Guest speakers are regularly scheduled into the curriculum.

“We have speakers visit that talk about prison life, choices, goal setting, drinking and driving, texting and driving, birth control and sex, acting, and other [topics],” Freitas said.

First year student Tyrah Infante (12) said that Carlo Raneses from Heald College recently visited the class to speak to the students on the topic of ‘What’s our purpose?’ “I think that was the best guest speaker we had so far,” she said.

Guest speakers from Domestic Violence Action Center’s Teen Alert Program worked with the class on an important message. Teen Alert works to prevent domestic violence in Hawaii, and provides a hotline, counseling, resources, and legal advocacy for abuse victims.

Using information from guest speakers and independent research, students brainstorm topics, and form small groups. Presentations are specifically designed to make students feel comfortable and open. Groups are scheduled to speak in classes that invite them, and in this instance, their objective is to bring awareness and education to peers and teachers on Intimate Partner Violence.

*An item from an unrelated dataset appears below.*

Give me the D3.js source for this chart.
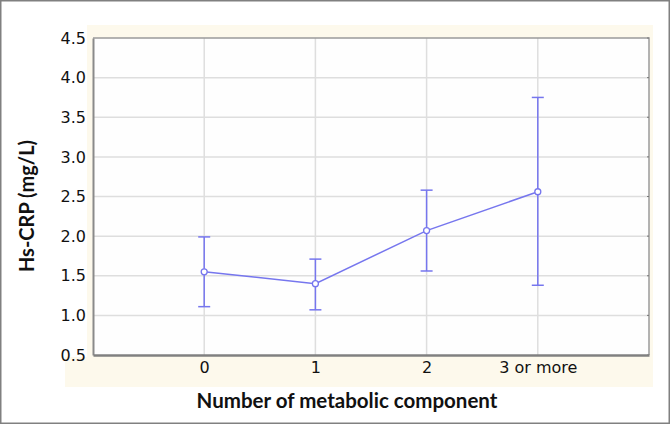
<!DOCTYPE html>
<html>
<head>
<meta charset="utf-8">
<script src="https://cdn.jsdelivr.net/npm/d3@7"></script>
<style>
  body { margin: 0; background: #fff; }
</style>
</head>
<body>
<svg width="670" height="424"></svg>
<script>
// data
var categories = ["0", "1", "2", "3 or more"];
var means = [1.55, 1.40, 2.07, 2.56];
var upper = [1.99, 1.71, 2.58, 3.75];
var lower = [1.11, 1.07, 1.56, 1.38];
var yTicks = [0.5, 1.0, 1.5, 2.0, 2.5, 3.0, 3.5, 4.0, 4.5];

var svg = d3.select("svg");
var plotLeft = 93, plotRight = 649, plotTop = 38, plotBottom = 355;
var lineColor = "#7676ee";
var tickFont = "'DejaVu Sans', sans-serif";
var titleFont = "Lato, sans-serif";

//outer frame
svg.append("rect")
  .attr("x", 0.75).attr("y", 0.75)
  .attr("width", 668.5).attr("height", 422.5)
  .attr("fill", "#fff").attr("stroke", "#808080").attr("stroke-width", 1.5);

//cream backing behind the plot
svg.append("rect")
  .attr("x", 87).attr("y", 25).attr("width", 566).attr("height", 362)
  .attr("fill", "#fdf9ec");
svg.append("rect")
  .attr("x", 65).attr("y", 357).attr("width", 30).attr("height", 30)
  .attr("fill", "#fdf9ec");

svg.append("rect")
  .attr("x", plotLeft).attr("y", plotTop)
  .attr("width", plotRight - plotLeft).attr("height", plotBottom - plotTop)
  .attr("fill", "#fefefe");

var x = d3.scalePoint().domain(categories).range([plotLeft, plotRight]).padding(1);
var y = d3.scaleLinear().domain([0.5, 4.5]).range([plotBottom, plotTop]);

//grid
svg.append("g").selectAll("line")
  .data(yTicks.slice(1, -1))
  .enter().append("line")
  .attr("x1", plotLeft).attr("x2", plotRight)
  .attr("y1", function(d) { return y(d); })
  .attr("y2", function(d) { return y(d); })
  .attr("stroke", "#dedede").attr("stroke-width", 1.5);

svg.append("g").selectAll("line")
  .data(categories)
  .enter().append("line")
  .attr("x1", function(d) { return x(d); })
  .attr("x2", function(d) { return x(d); })
  .attr("y1", plotTop).attr("y2", plotBottom)
  .attr("stroke", "#dedede").attr("stroke-width", 1.5);

//frame of the plot: light top/right, darker left/bottom
svg.append("path")
  .attr("d", "M" + plotLeft + "," + plotTop + "H" + plotRight + "V" + plotBottom)
  .attr("fill", "none").attr("stroke", "#9a9a9a").attr("stroke-width", 1.5);

//small inward ticks on right side
svg.append("g").selectAll("line")
  .data(yTicks)
  .enter().append("line")
  .attr("x1", plotRight - 2).attr("x2", plotRight)
  .attr("y1", function(d) { return y(d); })
  .attr("y2", function(d) { return y(d); })
  .attr("stroke", "#777");

var yAxis = svg.append("g")
  .attr("transform", "translate(" + plotLeft + ",0)")
  .call(d3.axisLeft(y).tickValues(yTicks).tickFormat(d3.format(".1f")).tickSize(0).tickPadding(7));
yAxis.select(".domain").attr("stroke", "#8a8a8a").attr("stroke-width", 2);
yAxis.selectAll("text").attr("font-size", 16).attr("fill", "#111")
  .style("font-family", tickFont);

var xAxis = svg.append("g")
  .attr("transform", "translate(0," + plotBottom + ")")
  .call(d3.axisBottom(x).tickSize(0).tickPadding(7));
xAxis.select(".domain").attr("stroke", "#808080").attr("stroke-width", 2.5);
xAxis.selectAll("text").attr("font-size", 16).attr("fill", "#111")
  .style("font-family", tickFont);

//error bars
var bars = svg.append("g").attr("stroke", lineColor).attr("stroke-width", 1.5);
categories.forEach(function(c, i) {
  bars.append("line")
    .attr("x1", x(c)).attr("x2", x(c))
    .attr("y1", y(upper[i])).attr("y2", y(lower[i]));
  [upper[i], lower[i]].forEach(function(v) {
    bars.append("line")
      .attr("x1", x(c) - 6).attr("x2", x(c) + 6)
      .attr("y1", y(v)).attr("y2", y(v));
  });
});

var line = d3.line()
  .x(function(d, i) { return x(categories[i]); })
  .y(function(d) { return y(d); });

svg.append("path")
  .datum(means)
  .attr("d", line)
  .attr("fill", "none").attr("stroke", lineColor).attr("stroke-width", 1.5);

svg.append("g").selectAll("circle")
  .data(means)
  .enter().append("circle")
  .attr("cx", function(d, i) { return x(categories[i]); })
  .attr("cy", function(d) { return y(d); })
  .attr("r", 3)
  .attr("fill", "#fff").attr("stroke", lineColor).attr("stroke-width", 1.3);

//titles
svg.append("text")
  .attr("x", 347).attr("y", 408)
  .attr("text-anchor", "middle")
  .style("font-family", titleFont)
  .attr("font-size", 20.5).attr("font-weight", "bold").attr("fill", "#111")
  .text("Number of metabolic component");

svg.append("text")
  .attr("transform", "translate(34,206) rotate(-90)")
  .attr("text-anchor", "middle")
  .style("font-family", titleFont)
  .attr("font-size", 20).attr("font-weight", "bold").attr("fill", "#111")
  .text("Hs-CRP (mg/L)");
</script>
</body>
</html>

While working on the project, Infante learned to build presentation skills, and about the effects of substance abuse.

In their presentations, groups share statistics about intimate partner violence, warning signs of abuse, how to help a friend, and why abuse should never be tolerated..

“The presentation of guidelines and specific information [are given to student presenters], but students are free to present in any way they feel best,” Freitas said. “They may use games, skits, power points, and visual aids.”

Presentations are also extended to other schools in the area.

“We visit two to three elementary schools a year to do presentations to the whole school about treating others the right way,” Freitas said.

On Dec. 8, Peer Education loaded two buses to speak to students at Hickam Elementary about the three Bs: be safe, be respectful, and be responsible. In addition to presenting, Peer Education students played games, performed skits, made a pledge, and created a chant.

Freitas said, “Most kids say they have become better people because of Peer Education.”

Freitas has three guiding goals for his program: promote health for you, promote health for others, and develop presentation skills.

Infante said that she enjoys the class because “Mr. Freitas makes the class really fun and comfortable to be in. You just feel welcomed.”

It isn’t surprising, then, that Peer Education’s motto encompasses something for everyone: “Striving for you and others to be their best!”